• **PROBLEM TO WORK ON**:
Copy exactly the lines from the one containing "Write the Apache ECharts code for this chart." through the one containing "var tonnageLabels = ['3.5-12T', '>=12T'];", both included, and leave out any pictures.

• **SOURCE DATA**:

..............................

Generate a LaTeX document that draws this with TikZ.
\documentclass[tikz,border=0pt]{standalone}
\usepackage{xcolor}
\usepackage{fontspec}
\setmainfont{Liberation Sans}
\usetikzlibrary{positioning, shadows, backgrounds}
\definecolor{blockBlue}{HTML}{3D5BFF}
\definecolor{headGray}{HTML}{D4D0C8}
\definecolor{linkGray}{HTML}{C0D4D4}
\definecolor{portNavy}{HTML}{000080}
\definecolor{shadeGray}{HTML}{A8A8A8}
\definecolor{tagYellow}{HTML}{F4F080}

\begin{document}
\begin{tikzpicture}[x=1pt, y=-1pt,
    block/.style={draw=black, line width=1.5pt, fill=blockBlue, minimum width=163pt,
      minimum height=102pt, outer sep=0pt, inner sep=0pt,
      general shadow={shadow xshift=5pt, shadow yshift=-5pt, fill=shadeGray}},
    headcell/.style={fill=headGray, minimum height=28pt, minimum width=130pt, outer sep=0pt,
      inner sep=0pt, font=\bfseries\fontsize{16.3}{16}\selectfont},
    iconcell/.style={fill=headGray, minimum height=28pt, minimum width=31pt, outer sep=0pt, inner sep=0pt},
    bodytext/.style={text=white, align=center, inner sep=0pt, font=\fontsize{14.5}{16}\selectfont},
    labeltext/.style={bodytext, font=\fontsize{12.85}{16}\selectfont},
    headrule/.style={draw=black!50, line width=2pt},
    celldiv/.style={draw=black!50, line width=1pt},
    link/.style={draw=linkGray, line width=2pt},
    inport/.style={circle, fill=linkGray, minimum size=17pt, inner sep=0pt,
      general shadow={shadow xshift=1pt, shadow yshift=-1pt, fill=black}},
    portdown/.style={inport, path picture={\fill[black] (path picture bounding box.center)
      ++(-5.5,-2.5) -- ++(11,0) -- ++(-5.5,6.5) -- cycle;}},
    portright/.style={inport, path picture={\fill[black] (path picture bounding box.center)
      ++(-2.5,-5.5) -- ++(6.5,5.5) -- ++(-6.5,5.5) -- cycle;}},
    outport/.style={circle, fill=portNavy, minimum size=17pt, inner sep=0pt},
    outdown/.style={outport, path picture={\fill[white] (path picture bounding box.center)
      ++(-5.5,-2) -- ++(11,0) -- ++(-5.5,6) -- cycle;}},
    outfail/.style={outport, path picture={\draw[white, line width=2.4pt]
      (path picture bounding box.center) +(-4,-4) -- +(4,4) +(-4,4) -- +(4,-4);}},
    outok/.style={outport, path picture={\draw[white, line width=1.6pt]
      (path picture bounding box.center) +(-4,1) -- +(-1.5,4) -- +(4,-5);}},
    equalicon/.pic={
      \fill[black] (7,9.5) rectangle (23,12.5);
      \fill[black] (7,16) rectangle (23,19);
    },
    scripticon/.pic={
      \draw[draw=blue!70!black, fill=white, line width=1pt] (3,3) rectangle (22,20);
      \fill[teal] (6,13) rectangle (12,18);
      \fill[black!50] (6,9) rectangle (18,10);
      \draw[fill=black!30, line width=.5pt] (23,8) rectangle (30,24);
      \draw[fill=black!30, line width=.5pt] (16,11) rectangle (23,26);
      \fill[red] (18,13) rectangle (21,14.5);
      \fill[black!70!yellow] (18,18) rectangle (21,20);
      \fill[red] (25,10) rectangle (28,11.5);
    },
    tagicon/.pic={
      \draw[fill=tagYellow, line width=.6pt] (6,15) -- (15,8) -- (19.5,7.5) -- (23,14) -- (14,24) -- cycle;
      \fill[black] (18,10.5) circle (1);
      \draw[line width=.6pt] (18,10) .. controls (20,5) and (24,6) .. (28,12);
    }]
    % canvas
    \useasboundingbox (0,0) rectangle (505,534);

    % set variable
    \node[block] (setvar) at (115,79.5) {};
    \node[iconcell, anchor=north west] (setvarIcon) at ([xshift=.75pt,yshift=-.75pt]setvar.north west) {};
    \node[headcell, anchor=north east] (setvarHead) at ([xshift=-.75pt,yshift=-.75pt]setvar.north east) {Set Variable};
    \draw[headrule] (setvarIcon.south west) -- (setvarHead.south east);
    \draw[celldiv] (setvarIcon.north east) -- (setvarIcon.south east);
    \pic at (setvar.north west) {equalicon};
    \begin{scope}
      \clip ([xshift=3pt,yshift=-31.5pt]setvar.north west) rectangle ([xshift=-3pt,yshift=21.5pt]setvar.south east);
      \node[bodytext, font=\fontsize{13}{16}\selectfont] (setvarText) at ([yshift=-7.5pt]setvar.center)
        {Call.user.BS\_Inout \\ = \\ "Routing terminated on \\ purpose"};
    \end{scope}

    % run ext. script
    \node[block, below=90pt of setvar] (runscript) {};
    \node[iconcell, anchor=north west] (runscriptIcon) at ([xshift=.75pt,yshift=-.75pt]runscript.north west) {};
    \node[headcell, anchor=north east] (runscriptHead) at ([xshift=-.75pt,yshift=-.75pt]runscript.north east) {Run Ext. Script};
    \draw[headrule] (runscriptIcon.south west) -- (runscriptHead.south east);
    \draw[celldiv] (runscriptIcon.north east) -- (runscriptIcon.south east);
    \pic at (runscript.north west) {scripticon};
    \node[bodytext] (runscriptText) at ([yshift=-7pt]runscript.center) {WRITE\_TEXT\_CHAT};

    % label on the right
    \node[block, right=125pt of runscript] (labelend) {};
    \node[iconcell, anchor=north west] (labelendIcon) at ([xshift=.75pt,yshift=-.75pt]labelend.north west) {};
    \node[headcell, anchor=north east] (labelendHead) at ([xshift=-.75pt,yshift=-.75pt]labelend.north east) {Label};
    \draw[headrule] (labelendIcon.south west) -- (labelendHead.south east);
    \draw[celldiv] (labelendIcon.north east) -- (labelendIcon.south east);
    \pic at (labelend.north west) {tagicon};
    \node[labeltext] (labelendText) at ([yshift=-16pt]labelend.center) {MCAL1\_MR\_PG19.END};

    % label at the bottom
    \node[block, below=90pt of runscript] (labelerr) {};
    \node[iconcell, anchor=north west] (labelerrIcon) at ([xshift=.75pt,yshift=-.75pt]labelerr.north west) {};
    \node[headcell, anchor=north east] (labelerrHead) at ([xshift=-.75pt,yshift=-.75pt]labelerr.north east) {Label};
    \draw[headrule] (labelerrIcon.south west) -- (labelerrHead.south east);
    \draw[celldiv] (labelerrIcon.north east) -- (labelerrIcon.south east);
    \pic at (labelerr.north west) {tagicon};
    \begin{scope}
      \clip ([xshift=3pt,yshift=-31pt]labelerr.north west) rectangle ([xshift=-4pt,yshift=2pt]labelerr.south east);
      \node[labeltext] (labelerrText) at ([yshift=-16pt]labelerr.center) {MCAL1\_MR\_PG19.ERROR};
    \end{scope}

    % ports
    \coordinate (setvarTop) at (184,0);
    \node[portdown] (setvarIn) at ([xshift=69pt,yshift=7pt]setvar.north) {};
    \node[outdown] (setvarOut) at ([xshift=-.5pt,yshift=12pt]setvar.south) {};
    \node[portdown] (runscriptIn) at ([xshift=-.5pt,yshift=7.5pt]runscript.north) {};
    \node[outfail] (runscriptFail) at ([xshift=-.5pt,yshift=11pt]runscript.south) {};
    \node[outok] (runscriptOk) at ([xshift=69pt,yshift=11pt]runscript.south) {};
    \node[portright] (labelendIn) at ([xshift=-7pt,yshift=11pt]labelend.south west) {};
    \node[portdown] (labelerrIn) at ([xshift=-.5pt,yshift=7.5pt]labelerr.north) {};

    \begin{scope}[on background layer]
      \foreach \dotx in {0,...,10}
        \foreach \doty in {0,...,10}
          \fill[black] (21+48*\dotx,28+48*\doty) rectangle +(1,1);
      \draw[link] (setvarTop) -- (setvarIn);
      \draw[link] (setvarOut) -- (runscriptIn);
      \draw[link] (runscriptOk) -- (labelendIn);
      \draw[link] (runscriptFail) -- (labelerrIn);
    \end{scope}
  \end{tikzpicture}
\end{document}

..............................

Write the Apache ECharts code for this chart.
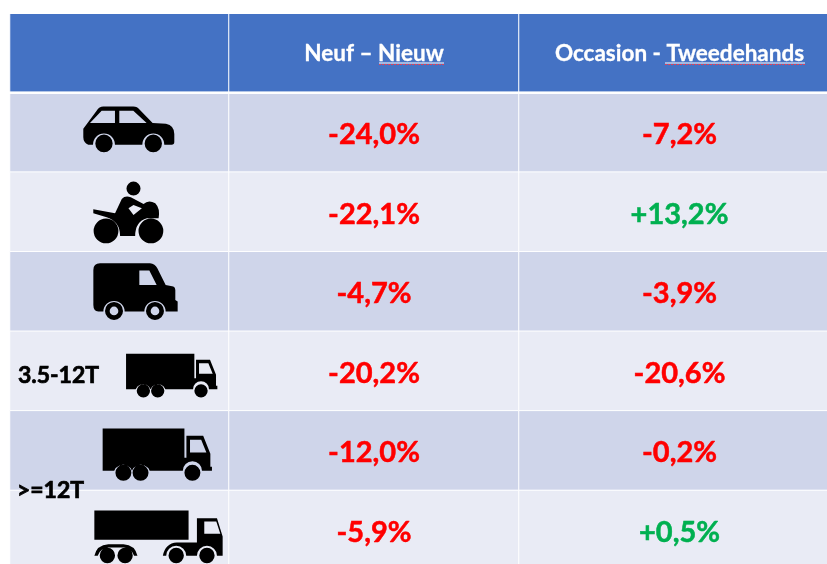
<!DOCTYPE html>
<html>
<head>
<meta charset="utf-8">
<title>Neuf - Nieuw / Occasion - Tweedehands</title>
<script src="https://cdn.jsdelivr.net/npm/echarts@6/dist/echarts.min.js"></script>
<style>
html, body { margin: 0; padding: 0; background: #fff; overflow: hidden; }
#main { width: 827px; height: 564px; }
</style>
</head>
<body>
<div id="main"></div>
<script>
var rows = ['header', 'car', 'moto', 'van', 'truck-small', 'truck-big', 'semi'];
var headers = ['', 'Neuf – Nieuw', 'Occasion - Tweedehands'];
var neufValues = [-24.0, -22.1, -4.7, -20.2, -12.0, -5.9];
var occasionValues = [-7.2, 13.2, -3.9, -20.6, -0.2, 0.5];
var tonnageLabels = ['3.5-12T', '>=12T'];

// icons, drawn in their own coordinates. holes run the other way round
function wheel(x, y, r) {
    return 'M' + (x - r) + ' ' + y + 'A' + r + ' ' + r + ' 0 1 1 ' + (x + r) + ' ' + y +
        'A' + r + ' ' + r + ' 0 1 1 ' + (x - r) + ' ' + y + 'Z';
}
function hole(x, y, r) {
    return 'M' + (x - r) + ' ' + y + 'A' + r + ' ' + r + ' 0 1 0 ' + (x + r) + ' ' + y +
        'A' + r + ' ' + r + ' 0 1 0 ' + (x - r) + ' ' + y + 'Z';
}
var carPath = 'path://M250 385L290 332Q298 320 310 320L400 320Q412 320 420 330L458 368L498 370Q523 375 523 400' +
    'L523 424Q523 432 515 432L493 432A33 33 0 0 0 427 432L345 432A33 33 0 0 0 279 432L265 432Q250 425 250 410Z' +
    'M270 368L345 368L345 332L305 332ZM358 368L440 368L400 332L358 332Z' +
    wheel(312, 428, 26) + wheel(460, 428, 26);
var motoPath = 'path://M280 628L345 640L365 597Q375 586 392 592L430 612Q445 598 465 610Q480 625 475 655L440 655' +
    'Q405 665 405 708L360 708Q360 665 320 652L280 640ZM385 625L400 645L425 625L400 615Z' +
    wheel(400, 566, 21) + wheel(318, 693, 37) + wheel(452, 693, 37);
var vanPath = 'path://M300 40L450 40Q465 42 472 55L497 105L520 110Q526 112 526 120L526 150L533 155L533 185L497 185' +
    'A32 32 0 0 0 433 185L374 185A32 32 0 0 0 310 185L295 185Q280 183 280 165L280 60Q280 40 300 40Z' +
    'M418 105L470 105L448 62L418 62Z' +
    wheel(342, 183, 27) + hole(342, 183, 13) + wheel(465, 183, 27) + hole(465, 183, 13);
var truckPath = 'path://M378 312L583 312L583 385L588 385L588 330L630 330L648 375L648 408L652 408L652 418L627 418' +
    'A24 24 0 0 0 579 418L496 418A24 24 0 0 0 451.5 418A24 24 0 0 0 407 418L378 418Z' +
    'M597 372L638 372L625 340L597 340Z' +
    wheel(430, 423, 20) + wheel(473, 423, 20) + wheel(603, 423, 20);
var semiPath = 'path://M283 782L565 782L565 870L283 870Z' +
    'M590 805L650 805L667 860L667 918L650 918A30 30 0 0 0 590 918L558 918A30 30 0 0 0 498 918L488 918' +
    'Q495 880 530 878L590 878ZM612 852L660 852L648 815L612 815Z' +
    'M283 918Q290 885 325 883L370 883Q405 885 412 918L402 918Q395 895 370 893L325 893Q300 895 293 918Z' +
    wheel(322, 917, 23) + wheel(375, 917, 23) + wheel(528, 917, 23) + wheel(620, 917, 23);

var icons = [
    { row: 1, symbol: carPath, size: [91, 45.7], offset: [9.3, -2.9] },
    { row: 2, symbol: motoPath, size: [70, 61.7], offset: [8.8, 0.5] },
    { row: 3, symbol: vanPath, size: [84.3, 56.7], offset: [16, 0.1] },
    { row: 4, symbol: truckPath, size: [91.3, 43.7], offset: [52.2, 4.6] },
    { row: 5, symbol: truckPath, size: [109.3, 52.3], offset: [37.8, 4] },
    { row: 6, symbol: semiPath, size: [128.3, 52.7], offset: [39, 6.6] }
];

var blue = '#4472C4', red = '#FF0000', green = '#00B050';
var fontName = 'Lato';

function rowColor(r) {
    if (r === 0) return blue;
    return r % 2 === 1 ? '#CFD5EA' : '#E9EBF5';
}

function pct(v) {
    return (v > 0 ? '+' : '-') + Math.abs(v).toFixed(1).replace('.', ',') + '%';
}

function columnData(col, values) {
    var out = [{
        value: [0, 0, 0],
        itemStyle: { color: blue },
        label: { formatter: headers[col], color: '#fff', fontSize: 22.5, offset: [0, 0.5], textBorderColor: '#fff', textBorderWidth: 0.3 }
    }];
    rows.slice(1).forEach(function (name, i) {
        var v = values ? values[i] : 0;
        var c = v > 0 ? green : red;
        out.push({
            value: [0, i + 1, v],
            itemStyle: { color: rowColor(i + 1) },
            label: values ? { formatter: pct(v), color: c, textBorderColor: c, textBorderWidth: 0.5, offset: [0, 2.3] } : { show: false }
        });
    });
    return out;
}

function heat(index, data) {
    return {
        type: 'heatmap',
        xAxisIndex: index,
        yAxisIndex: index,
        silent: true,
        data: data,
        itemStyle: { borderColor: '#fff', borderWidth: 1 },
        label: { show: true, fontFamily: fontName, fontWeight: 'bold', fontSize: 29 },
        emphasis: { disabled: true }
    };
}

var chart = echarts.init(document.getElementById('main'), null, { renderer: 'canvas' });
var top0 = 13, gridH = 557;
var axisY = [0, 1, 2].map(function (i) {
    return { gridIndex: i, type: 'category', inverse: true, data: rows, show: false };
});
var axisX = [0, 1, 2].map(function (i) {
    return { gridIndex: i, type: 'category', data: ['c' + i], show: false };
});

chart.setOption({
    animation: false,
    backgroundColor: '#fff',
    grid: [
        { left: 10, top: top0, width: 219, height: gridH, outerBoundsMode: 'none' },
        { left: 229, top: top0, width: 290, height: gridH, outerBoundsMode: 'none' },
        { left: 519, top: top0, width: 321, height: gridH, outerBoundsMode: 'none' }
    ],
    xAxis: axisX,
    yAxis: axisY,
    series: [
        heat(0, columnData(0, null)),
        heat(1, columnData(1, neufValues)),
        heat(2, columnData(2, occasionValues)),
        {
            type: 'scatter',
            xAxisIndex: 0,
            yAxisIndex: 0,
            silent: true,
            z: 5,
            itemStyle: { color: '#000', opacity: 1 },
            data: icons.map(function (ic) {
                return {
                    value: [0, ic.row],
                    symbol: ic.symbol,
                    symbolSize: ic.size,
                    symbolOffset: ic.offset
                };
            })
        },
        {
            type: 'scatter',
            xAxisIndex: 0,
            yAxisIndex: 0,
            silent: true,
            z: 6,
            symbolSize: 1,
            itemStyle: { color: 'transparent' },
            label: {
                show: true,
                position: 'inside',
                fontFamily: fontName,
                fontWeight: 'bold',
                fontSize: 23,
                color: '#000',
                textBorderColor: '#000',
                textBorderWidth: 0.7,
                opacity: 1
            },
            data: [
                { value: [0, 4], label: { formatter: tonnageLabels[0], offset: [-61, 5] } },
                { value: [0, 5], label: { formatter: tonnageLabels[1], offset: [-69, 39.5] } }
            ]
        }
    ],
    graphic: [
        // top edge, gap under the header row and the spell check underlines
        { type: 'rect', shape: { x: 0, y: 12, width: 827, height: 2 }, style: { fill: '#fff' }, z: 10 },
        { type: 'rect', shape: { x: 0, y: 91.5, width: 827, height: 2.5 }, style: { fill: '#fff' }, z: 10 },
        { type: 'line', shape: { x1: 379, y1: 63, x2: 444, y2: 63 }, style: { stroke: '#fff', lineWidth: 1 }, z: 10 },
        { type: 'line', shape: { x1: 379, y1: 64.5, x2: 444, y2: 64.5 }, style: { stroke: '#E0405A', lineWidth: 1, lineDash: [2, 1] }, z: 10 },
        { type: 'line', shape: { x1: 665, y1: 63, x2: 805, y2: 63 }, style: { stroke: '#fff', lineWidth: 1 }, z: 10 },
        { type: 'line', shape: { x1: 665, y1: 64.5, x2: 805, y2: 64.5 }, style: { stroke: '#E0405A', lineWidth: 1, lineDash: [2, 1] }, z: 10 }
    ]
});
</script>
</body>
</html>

..............................

• **EXERCISE OUTPUT**:
Write the Apache ECharts code for this chart.
<!DOCTYPE html>
<html>
<head>
<meta charset="utf-8">
<title>Neuf - Nieuw / Occasion - Tweedehands</title>
<script src="https://cdn.jsdelivr.net/npm/echarts@6/dist/echarts.min.js"></script>
<style>
html, body { margin: 0; padding: 0; background: #fff; overflow: hidden; }
#main { width: 827px; height: 564px; }
</style>
</head>
<body>
<div id="main"></div>
<script>
var rows = ['header', 'car', 'moto', 'van', 'truck-small', 'truck-big', 'semi'];
var headers = ['', 'Neuf – Nieuw', 'Occasion - Tweedehands'];
var neufValues = [-24.0, -22.1, -4.7, -20.2, -12.0, -5.9];
var occasionValues = [-7.2, 13.2, -3.9, -20.6, -0.2, 0.5];
var tonnageLabels = ['3.5-12T', '>=12T'];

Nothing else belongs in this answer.